- [Description of the task]
All of the lines below are to be transcribed faithfully, with pictures excluded from the copy.

- [Data excerpt]
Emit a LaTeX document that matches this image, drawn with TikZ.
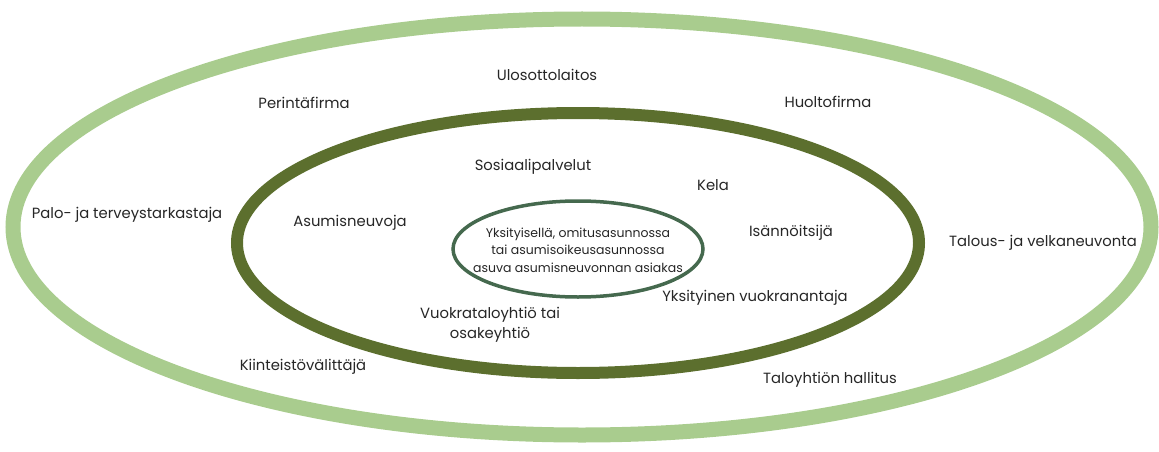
\documentclass[tikz,border=0pt]{standalone}
\usepackage{fontspec}
\setmainfont{Poppins}
\definecolor{lightleaf}{HTML}{A9CC8E}
\definecolor{olive}{HTML}{5C6F2E}
\definecolor{pine}{HTML}{45694E}
\tikzset{
  lbl/.style={font=\fontsize{14.8}{20}\selectfont, text=black!85, inner sep=1pt},
  core/.style={font=\fontsize{12.5}{17.5}\selectfont, text=black!85, align=center, inner sep=1pt}
}
\begin{document}
\begin{tikzpicture}[x=1pt, y=-1pt]
\useasboundingbox (0,0) rectangle (1159,452);
\draw[line width=15pt, lightleaf] (582,227) ellipse [x radius=569, y radius=208];
\draw[line width=12pt, olive] (578,243) ellipse [x radius=341, y radius=130];
\draw[line width=3.5pt, pine] (578,249) ellipse [x radius=125, y radius=48];
\node[core] (client) at (578,250) {Yksityisellä, omitusasunnossa\\tai asumisoikeusasunnossa\\asuva asumisneuvonnan asiakas};
\node[lbl] (ulos) at (547,75) {Ulosottolaitos};
\node[lbl] (perinta) at (304,103) {Perintäfirma};
\node[lbl] (huolto) at (828,102) {Huoltofirma};
\node[lbl] (sosiaali) at (533,167) {Sosiaalipalvelut};
\node[lbl] (kela) at (713,185) {Kela};
\node[lbl] (palo) at (127,215) {Palo- ja terveystarkastaja};
\node[lbl] (neuvoja) at (350,223) {Asumisneuvoja};
\node[lbl] (isann) at (791,233) {Isännöitsijä};
\node[lbl] (talous) at (1043,243) {Talous- ja velkaneuvonta};
\node[lbl] (vuokranantaja) at (755,298) {Yksityinen vuokranantaja};
\node[lbl, align=center] (vuokrayhtio) at (490,325) {Vuokrataloyhtiö tai\\osakeyhtiö};
\node[lbl] (kiinteisto) at (303,367) {Kiinteistövälittäjä};
\node[lbl] (hallitus) at (830,380) {Taloyhtiön hallitus};
\end{tikzpicture}
\end{document}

- [Response]
Emit a LaTeX document that matches this image, drawn with TikZ.
\documentclass[tikz,border=0pt]{standalone}
\usepackage{fontspec}
\setmainfont{Poppins}
\definecolor{lightleaf}{HTML}{A9CC8E}
\definecolor{olive}{HTML}{5C6F2E}
\definecolor{pine}{HTML}{45694E}
\tikzset{
  lbl/.style={font=\fontsize{14.8}{20}\selectfont, text=black!85, inner sep=1pt},
  core/.style={font=\fontsize{12.5}{17.5}\selectfont, text=black!85, align=center, inner sep=1pt}
}
\begin{document}
\begin{tikzpicture}[x=1pt, y=-1pt]
\useasboundingbox (0,0) rectangle (1159,452);
\draw[line width=15pt, lightleaf] (582,227) ellipse [x radius=569, y radius=208];
\draw[line width=12pt, olive] (578,243) ellipse [x radius=341, y radius=130];
\draw[line width=3.5pt, pine] (578,249) ellipse [x radius=125, y radius=48];
\node[core] (client) at (578,250) {Yksityisellä, omitusasunnossa\\tai asumisoikeusasunnossa\\asuva asumisneuvonnan asiakas};
\node[lbl] (ulos) at (547,75) {Ulosottolaitos};
\node[lbl] (perinta) at (304,103) {Perintäfirma};
\node[lbl] (huolto) at (828,102) {Huoltofirma};
\node[lbl] (sosiaali) at (533,167) {Sosiaalipalvelut};
\node[lbl] (kela) at (713,185) {Kela};
\node[lbl] (palo) at (127,215) {Palo- ja terveystarkastaja};
\node[lbl] (neuvoja) at (350,223) {Asumisneuvoja};
\node[lbl] (isann) at (791,233) {Isännöitsijä};
\node[lbl] (talous) at (1043,243) {Talous- ja velkaneuvonta};
\node[lbl] (vuokranantaja) at (755,298) {Yksityinen vuokranantaja};
\node[lbl, align=center] (vuokrayhtio) at (490,325) {Vuokrataloyhtiö tai\\osakeyhtiö};
\node[lbl] (kiinteisto) at (303,367) {Kiinteistövälittäjä};
\node[lbl] (hallitus) at (830,380) {Taloyhtiön hallitus};
\end{tikzpicture}
\end{document}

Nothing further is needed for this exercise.